Nothing ventured. Nothing gained. We imagine you doing well.

Then all you sunglasses must not be overlooked, because for sure the humans will get bent out of shape finding you. Here’s a suggested exercise: edge yourself up to something that will provide a bit of camouflage. See here's a tricky pair of sunglasses disappearing into the black cushion. The human will hunt and hunt and will be very lucky to find you before someone sits on you. Be careful! This is great practice working up to making a break for it at the grocery store or the bank. If you are good looking at all, you’ll never have to go back home.

A similar strategy is the well-known black on black technique: here we see a wallet lounging on a black chair, invisible to the searching eye.

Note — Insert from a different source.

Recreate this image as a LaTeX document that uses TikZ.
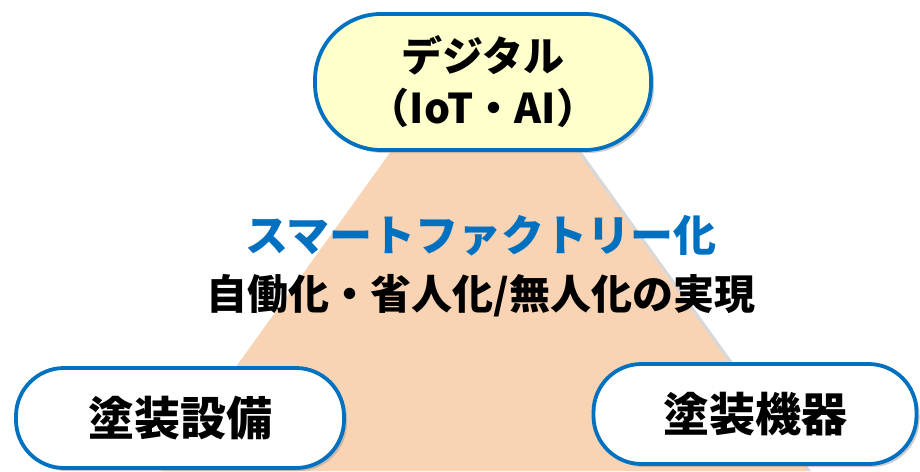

Once the panic has set in and the credit cards have been cancelled and the ID reapplied for, you can make yourself seen. You’ll end up back in the pocket, but you’ll always have the satisfaction of knowing your power.

Finally, keys. You are very adept at getting lost. Some of you hide in umbrellas, shoes or out of season clothing, but really, to create a storm, all you have to do is slide under a larger object. Use your core muscles to get under a magazine, a scarf or a book and watch the excitement start.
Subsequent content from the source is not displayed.